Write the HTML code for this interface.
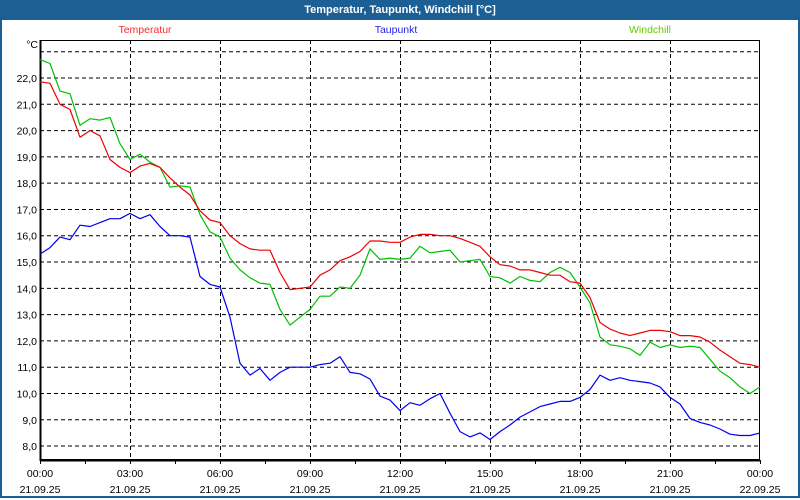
<!DOCTYPE html>
<html><head><meta charset="utf-8">
<style>
html,body{margin:0;padding:0;background:#fff;}
#wrap{position:relative;width:800px;height:500px;overflow:hidden;background:#fff;font-family:"Liberation Sans",sans-serif;}
#frame{position:absolute;left:0;top:0;width:796px;height:496px;border:2px solid #1c5f95;border-top:none;}
#title{position:absolute;left:0;top:0;width:800px;height:20px;background:#1c5f95;color:#fff;font-weight:bold;font-size:11px;line-height:20px;text-align:center;}
svg{position:absolute;left:0;top:0;}
text{font-family:"Liberation Sans",sans-serif;font-size:10.5px;}
</style></head>
<body>
<div id="wrap">
<div id="frame"></div>
<div id="title">Temperatur, Taupunkt, Windchill [°C]</div>
<svg id="chart" width="800" height="500"></svg>
</div>
<script>
const timeLabels = ["00:00","03:00","06:00","09:00","12:00","15:00","18:00","21:00","00:00"];
const dateLabels = ["21.09.25","21.09.25","21.09.25","21.09.25","21.09.25","21.09.25","21.09.25","21.09.25","22.09.25"];
const yTicks = [8,9,10,11,12,13,14,15,16,17,18,19,20,21,22];
const temperatur = [21.86,21.8,21.0,20.8,19.75,20.0,19.8,18.9,18.6,18.4,18.65,18.75,18.6,18.2,17.85,17.55,16.95,16.6,16.5,16.0,15.7,15.5,15.45,15.45,14.6,13.95,14.0,14.05,14.5,14.7,15.05,15.2,15.4,15.8,15.8,15.75,15.75,15.95,16.05,16.05,16.0,16.0,15.9,15.75,15.6,15.2,14.9,14.85,14.7,14.7,14.6,14.5,14.5,14.25,14.2,13.65,12.7,12.45,12.3,12.2,12.3,12.4,12.4,12.35,12.2,12.2,12.15,11.95,11.65,11.4,11.15,11.1,11.0];
const windchill = [22.7,22.55,21.5,21.4,20.2,20.45,20.4,20.5,19.5,18.9,19.1,18.8,18.6,17.85,17.9,17.85,16.8,16.15,15.95,15.15,14.7,14.4,14.2,14.15,13.2,12.6,12.9,13.2,13.7,13.7,14.05,14.0,14.5,15.5,15.1,15.15,15.1,15.15,15.6,15.35,15.4,15.45,15.0,15.05,15.1,14.45,14.4,14.2,14.45,14.3,14.25,14.6,14.8,14.6,14.05,13.45,12.15,11.85,11.8,11.7,11.45,11.95,11.75,11.85,11.75,11.8,11.75,11.3,10.85,10.6,10.25,10.0,10.25];
const taupunkt = [15.3,15.55,15.95,15.85,16.4,16.35,16.5,16.65,16.65,16.85,16.65,16.8,16.35,16.0,16.0,15.95,14.45,14.15,14.05,12.9,11.15,10.7,10.95,10.5,10.8,11.0,11.0,11.0,11.1,11.15,11.4,10.8,10.75,10.55,9.9,9.75,9.35,9.65,9.55,9.8,10.0,9.25,8.55,8.35,8.5,8.25,8.55,8.8,9.1,9.3,9.5,9.6,9.7,9.7,9.85,10.15,10.7,10.5,10.6,10.5,10.45,10.4,10.25,9.85,9.6,9.05,8.9,8.8,8.65,8.45,8.4,8.4,8.5];

const NS="http://www.w3.org/2000/svg";
const svg=document.getElementById('chart');
const L=40,R=760,T=40,B=460;
const hoursTotal=24;
function xScale(h){return L+(R-L)*h/hoursTotal;}
function yScale(v){return 78+(22-v)*26.29;}
function mk(tag,attrs){const e=document.createElementNS(NS,tag);for(const k in attrs)e.setAttribute(k,attrs[k]);svg.appendChild(e);return e;}

for(let v=8;v<=23;v++){
  const g=mk('line',{x1:L,x2:R,y1:yScale(v),y2:yScale(v),stroke:'#000','stroke-width':1,'stroke-dasharray':'4,3'});
  
  
}
for(let i=1;i<timeLabels.length-1;i++){
  const x=Math.round(xScale(i*3))+0.5;
  const g=mk('line',{x1:x,x2:x,y1:T,y2:B,stroke:'#000','stroke-width':1,'stroke-dasharray':'4,3'});
  
  
}
const box=mk('rect',{x:L+0.5,y:T+0.5,width:R-L-1,height:B-T-1,fill:'none',stroke:'#000','stroke-width':1});


const lax=mk('line',{x1:L+0.5,x2:L+0.5,y1:T,y2:B+1,stroke:'#000','stroke-width':2});


const bax=mk('line',{x1:L,x2:R,y1:B+0.5,y2:B+0.5,stroke:'#000','stroke-width':2});


for(let h=0;h<=24;h+=1.5){
  const x=Math.round(xScale(h))+0.5;
  const t=mk('line',{x1:x,x2:x,y1:B,y2:B+4,stroke:'#000','stroke-width':1});
  
  
}
for(let i=0;i<timeLabels.length;i++){
  const x=xScale(i*3);
  const a=mk('text',{x:x,y:477,'text-anchor':'middle',fill:'#000'});a.textContent=timeLabels[i];
  
  
  const b=mk('text',{x:x,y:493,'text-anchor':'middle',fill:'#000'});b.textContent=dateLabels[i];
  
  
}
for(const v of yTicks){
  const t=mk('text',{x:37,y:yScale(v)+4,'text-anchor':'end',fill:'#000'});t.textContent=v.toFixed(1).replace('.',',');
  
  
}
const unit=mk('text',{x:38,y:48,'text-anchor':'end',fill:'#000'});unit.textContent='°C';


const leg=[['Temperatur','#ff2a2a',145],['Taupunkt','#2222ee',396],['Windchill','#66cc00',650]];
for(const [n,c,x] of leg){
  const t=mk('text',{x:x,y:33,'text-anchor':'middle',fill:c});t.textContent=n;
  t.style.fill=c;
  
  
}
function series(arr,color,name){
  const step=hoursTotal/(arr.length-1);
  const pts=arr.map((v,i)=>xScale(i*step).toFixed(1)+','+yScale(v).toFixed(1)).join(' ');
  const p=mk('polyline',{points:pts,fill:'none',stroke:color,'stroke-width':1.2,'stroke-linejoin':'round'});
  
  
}
series(taupunkt,'#0000ee','taupunkt-line');
series(windchill,'#00c000','windchill-line');
series(temperatur,'#ee0000','temperatur-line');
</script>
</body></html>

■ ■ ■ ■ ■ ■ ■

▶ _Request_:
Copy the data character for character, but drop all pictures from the copy.

▶ _Expected output_:
Write the HTML code for this interface.
<!DOCTYPE html>
<html><head><meta charset="utf-8">
<style>
html,body{margin:0;padding:0;background:#fff;}
#wrap{position:relative;width:800px;height:500px;overflow:hidden;background:#fff;font-family:"Liberation Sans",sans-serif;}
#frame{position:absolute;left:0;top:0;width:796px;height:496px;border:2px solid #1c5f95;border-top:none;}
#title{position:absolute;left:0;top:0;width:800px;height:20px;background:#1c5f95;color:#fff;font-weight:bold;font-size:11px;line-height:20px;text-align:center;}
svg{position:absolute;left:0;top:0;}
text{font-family:"Liberation Sans",sans-serif;font-size:10.5px;}
</style></head>
<body>
<div id="wrap">
<div id="frame"></div>
<div id="title">Temperatur, Taupunkt, Windchill [°C]</div>
<svg id="chart" width="800" height="500"></svg>
</div>
<script>
const timeLabels = ["00:00","03:00","06:00","09:00","12:00","15:00","18:00","21:00","00:00"];
const dateLabels = ["21.09.25","21.09.25","21.09.25","21.09.25","21.09.25","21.09.25","21.09.25","21.09.25","22.09.25"];
const yTicks = [8,9,10,11,12,13,14,15,16,17,18,19,20,21,22];
const temperatur = [21.86,21.8,21.0,20.8,19.75,20.0,19.8,18.9,18.6,18.4,18.65,18.75,18.6,18.2,17.85,17.55,16.95,16.6,16.5,16.0,15.7,15.5,15.45,15.45,14.6,13.95,14.0,14.05,14.5,14.7,15.05,15.2,15.4,15.8,15.8,15.75,15.75,15.95,16.05,16.05,16.0,16.0,15.9,15.75,15.6,15.2,14.9,14.85,14.7,14.7,14.6,14.5,14.5,14.25,14.2,13.65,12.7,12.45,12.3,12.2,12.3,12.4,12.4,12.35,12.2,12.2,12.15,11.95,11.65,11.4,11.15,11.1,11.0];
const windchill = [22.7,22.55,21.5,21.4,20.2,20.45,20.4,20.5,19.5,18.9,19.1,18.8,18.6,17.85,17.9,17.85,16.8,16.15,15.95,15.15,14.7,14.4,14.2,14.15,13.2,12.6,12.9,13.2,13.7,13.7,14.05,14.0,14.5,15.5,15.1,15.15,15.1,15.15,15.6,15.35,15.4,15.45,15.0,15.05,15.1,14.45,14.4,14.2,14.45,14.3,14.25,14.6,14.8,14.6,14.05,13.45,12.15,11.85,11.8,11.7,11.45,11.95,11.75,11.85,11.75,11.8,11.75,11.3,10.85,10.6,10.25,10.0,10.25];
const taupunkt = [15.3,15.55,15.95,15.85,16.4,16.35,16.5,16.65,16.65,16.85,16.65,16.8,16.35,16.0,16.0,15.95,14.45,14.15,14.05,12.9,11.15,10.7,10.95,10.5,10.8,11.0,11.0,11.0,11.1,11.15,11.4,10.8,10.75,10.55,9.9,9.75,9.35,9.65,9.55,9.8,10.0,9.25,8.55,8.35,8.5,8.25,8.55,8.8,9.1,9.3,9.5,9.6,9.7,9.7,9.85,10.15,10.7,10.5,10.6,10.5,10.45,10.4,10.25,9.85,9.6,9.05,8.9,8.8,8.65,8.45,8.4,8.4,8.5];

const NS="http://www.w3.org/2000/svg";
const svg=document.getElementById('chart');
const L=40,R=760,T=40,B=460;
const hoursTotal=24;
function xScale(h){return L+(R-L)*h/hoursTotal;}
function yScale(v){return 78+(22-v)*26.29;}
function mk(tag,attrs){const e=document.createElementNS(NS,tag);for(const k in attrs)e.setAttribute(k,attrs[k]);svg.appendChild(e);return e;}

for(let v=8;v<=23;v++){
  const g=mk('line',{x1:L,x2:R,y1:yScale(v),y2:yScale(v),stroke:'#000','stroke-width':1,'stroke-dasharray':'4,3'});
  
  
}
for(let i=1;i<timeLabels.length-1;i++){
  const x=Math.round(xScale(i*3))+0.5;
  const g=mk('line',{x1:x,x2:x,y1:T,y2:B,stroke:'#000','stroke-width':1,'stroke-dasharray':'4,3'});
  
  
}
const box=mk('rect',{x:L+0.5,y:T+0.5,width:R-L-1,height:B-T-1,fill:'none',stroke:'#000','stroke-width':1});


const lax=mk('line',{x1:L+0.5,x2:L+0.5,y1:T,y2:B+1,stroke:'#000','stroke-width':2});


const bax=mk('line',{x1:L,x2:R,y1:B+0.5,y2:B+0.5,stroke:'#000','stroke-width':2});


for(let h=0;h<=24;h+=1.5){
  const x=Math.round(xScale(h))+0.5;
  const t=mk('line',{x1:x,x2:x,y1:B,y2:B+4,stroke:'#000','stroke-width':1});
  
  
}
for(let i=0;i<timeLabels.length;i++){
  const x=xScale(i*3);
  const a=mk('text',{x:x,y:477,'text-anchor':'middle',fill:'#000'});a.textContent=timeLabels[i];
  
  
  const b=mk('text',{x:x,y:493,'text-anchor':'middle',fill:'#000'});b.textContent=dateLabels[i];
  
  
}
for(const v of yTicks){
  const t=mk('text',{x:37,y:yScale(v)+4,'text-anchor':'end',fill:'#000'});t.textContent=v.toFixed(1).replace('.',',');
  
  
}
const unit=mk('text',{x:38,y:48,'text-anchor':'end',fill:'#000'});unit.textContent='°C';


const leg=[['Temperatur','#ff2a2a',145],['Taupunkt','#2222ee',396],['Windchill','#66cc00',650]];
for(const [n,c,x] of leg){
  const t=mk('text',{x:x,y:33,'text-anchor':'middle',fill:c});t.textContent=n;
  t.style.fill=c;
  
  
}
function series(arr,color,name){
  const step=hoursTotal/(arr.length-1);
  const pts=arr.map((v,i)=>xScale(i*step).toFixed(1)+','+yScale(v).toFixed(1)).join(' ');
  const p=mk('polyline',{points:pts,fill:'none',stroke:color,'stroke-width':1.2,'stroke-linejoin':'round'});
  
  
}
series(taupunkt,'#0000ee','taupunkt-line');
series(windchill,'#00c000','windchill-line');
series(temperatur,'#ee0000','temperatur-line');
</script>
</body></html>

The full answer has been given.